Police department started with the cycle force in 1928, has a completely modern transport system today. In 1928-30, there were only three buses where as now the department has a fleet of buses, jeeps, cars, and two wheelers etc. to meet various challenges of policing in a competent manner. Maintenance of vehicles and training of drivers are amongst the main tasks of this unit.
When Mysore state was formed there was no major Law & Order problem, protests and rallies etc. only surfaced subsequently. Hence to contain and control such situations Karnataka Reserve Police was created. In 1956, state had three battalions (with aggregate of more than 3000 persons).
At present, it has eleven battalions along with two India Reserve Battalions in the state, with four battalions at HQs in Bangalore and rest located at Mysore, Belgaum, Gulbarga, Mangalore, Shimoga, Hassanand Shiggao in Haveri district. Other than the Karnataka State Reserve Police, the state has district & city armed reserves in every unit across the state.
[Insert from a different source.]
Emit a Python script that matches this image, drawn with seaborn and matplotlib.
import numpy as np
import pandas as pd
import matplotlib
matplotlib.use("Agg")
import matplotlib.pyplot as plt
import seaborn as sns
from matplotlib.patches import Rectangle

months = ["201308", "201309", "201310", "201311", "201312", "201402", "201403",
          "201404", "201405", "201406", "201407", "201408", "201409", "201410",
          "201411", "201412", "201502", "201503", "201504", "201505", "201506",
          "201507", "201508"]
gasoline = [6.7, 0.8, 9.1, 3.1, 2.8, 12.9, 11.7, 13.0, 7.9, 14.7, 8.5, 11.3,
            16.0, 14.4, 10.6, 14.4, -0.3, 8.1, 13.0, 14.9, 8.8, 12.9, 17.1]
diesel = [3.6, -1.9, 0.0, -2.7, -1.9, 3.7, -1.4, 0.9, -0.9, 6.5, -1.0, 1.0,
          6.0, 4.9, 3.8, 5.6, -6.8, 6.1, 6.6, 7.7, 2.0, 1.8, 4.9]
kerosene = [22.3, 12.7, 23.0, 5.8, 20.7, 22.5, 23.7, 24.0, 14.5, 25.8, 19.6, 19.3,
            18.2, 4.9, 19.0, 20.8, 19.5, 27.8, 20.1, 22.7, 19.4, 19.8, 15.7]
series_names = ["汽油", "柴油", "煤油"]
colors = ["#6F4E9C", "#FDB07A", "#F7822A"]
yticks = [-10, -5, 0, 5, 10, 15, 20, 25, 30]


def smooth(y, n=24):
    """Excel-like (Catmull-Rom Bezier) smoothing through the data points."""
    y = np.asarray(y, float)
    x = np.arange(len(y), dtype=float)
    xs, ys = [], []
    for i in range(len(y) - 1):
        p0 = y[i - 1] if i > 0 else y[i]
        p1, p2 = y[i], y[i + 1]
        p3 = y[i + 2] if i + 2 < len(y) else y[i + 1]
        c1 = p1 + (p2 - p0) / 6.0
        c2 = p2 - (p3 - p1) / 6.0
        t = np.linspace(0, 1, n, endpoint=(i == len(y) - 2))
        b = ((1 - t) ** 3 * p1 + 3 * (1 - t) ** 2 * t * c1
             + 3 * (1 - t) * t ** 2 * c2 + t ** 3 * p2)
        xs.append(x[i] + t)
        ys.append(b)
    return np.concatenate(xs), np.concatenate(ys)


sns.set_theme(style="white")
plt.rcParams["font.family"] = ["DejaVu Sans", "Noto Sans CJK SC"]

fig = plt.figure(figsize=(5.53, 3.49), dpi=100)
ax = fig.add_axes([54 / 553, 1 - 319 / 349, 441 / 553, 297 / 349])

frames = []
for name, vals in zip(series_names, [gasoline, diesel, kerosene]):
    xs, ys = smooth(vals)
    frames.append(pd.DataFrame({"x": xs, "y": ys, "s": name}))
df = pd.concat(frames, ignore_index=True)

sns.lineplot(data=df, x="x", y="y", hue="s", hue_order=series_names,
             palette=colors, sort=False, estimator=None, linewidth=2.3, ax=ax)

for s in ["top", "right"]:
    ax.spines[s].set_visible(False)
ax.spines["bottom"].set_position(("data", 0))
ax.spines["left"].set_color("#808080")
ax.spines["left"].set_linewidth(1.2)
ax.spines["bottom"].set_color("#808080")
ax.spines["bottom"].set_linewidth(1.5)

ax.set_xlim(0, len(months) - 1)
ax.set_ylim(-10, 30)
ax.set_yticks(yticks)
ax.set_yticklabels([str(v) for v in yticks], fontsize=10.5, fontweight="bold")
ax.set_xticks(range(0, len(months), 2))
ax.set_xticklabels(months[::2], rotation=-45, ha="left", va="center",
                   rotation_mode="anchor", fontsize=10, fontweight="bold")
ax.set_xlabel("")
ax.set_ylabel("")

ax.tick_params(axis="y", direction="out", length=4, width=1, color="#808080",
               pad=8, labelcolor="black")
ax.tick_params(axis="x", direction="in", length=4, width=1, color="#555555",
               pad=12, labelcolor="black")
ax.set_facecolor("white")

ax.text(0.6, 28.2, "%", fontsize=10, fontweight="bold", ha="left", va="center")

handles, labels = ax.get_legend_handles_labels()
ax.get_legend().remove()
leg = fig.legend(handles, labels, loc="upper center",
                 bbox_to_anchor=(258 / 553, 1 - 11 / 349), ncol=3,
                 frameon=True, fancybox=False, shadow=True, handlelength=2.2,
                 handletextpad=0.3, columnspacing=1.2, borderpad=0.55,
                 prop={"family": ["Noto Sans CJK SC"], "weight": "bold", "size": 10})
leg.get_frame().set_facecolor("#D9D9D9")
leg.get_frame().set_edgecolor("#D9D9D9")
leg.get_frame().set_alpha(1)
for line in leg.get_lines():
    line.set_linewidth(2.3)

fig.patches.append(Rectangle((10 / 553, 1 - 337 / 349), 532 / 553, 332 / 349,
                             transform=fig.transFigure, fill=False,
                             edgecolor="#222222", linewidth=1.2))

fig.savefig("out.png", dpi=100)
As the police force grew in numbers and tasks became complex, it became important to provide appropriate training to enable the force to be very smart, strong and disciplined. Hence training schools across the state were started to train the constables and also Police Training College was started at Mysore to train PSIs (Police Sub Inspectors), Dy. SPs and IPS officers.
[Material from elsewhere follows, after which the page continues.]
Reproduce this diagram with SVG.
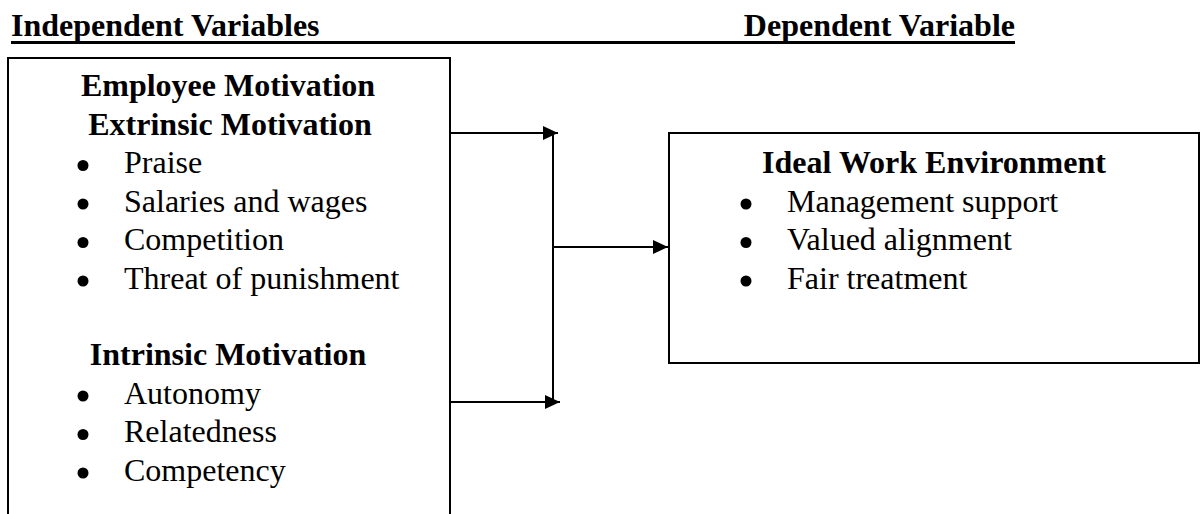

With the aim of social reforms, the department started recruiting Women Police. During state reorganization nine women police came into the fold of State Police from Mumbai & Karnataka region. At present, women police constables are working in all police stations across the state. Jija Hari Singh was the first woman IPS officer in the state of Karnataka.
Police Dog Squad:
Police dogs in police department were utilized since 1968. J.B. Samuel who retired from Madras started dog squad in Karnataka. Initially, the squad had six canines; the numbers have now increased to more than forty.
Police Benevolent Fund:-
For the welfare of police, various schemes such as police housing, Karnataka Police Benevolent Fund, Aarogya Bhagya etc. have been created. The new state of Karnataka came in to existence on November 1, 1956. The erstwhile state of Mysore with ten districts, four districts from erstwhile state of Bombay, three districts from erstwhile state of Hyderabad, one district and one taluka from erstwhile state of Madras and part of Coorg state were integrated into one unit. Consequently, the new state of Karnataka had five different police systems, acts, rules, manuals and even uniforms when it was formed. In all these spheres uniformity was brought and by 1965, the entire force was reorganized. The state enacted the Police Act in 1963 and brought it into force with effect from April 2, 1965. The city of Bangalore has a Police Commissioner as head of the city police. There is a Water Front Police for Uttara Kannada (North Canara) district for patrolling through motor launches.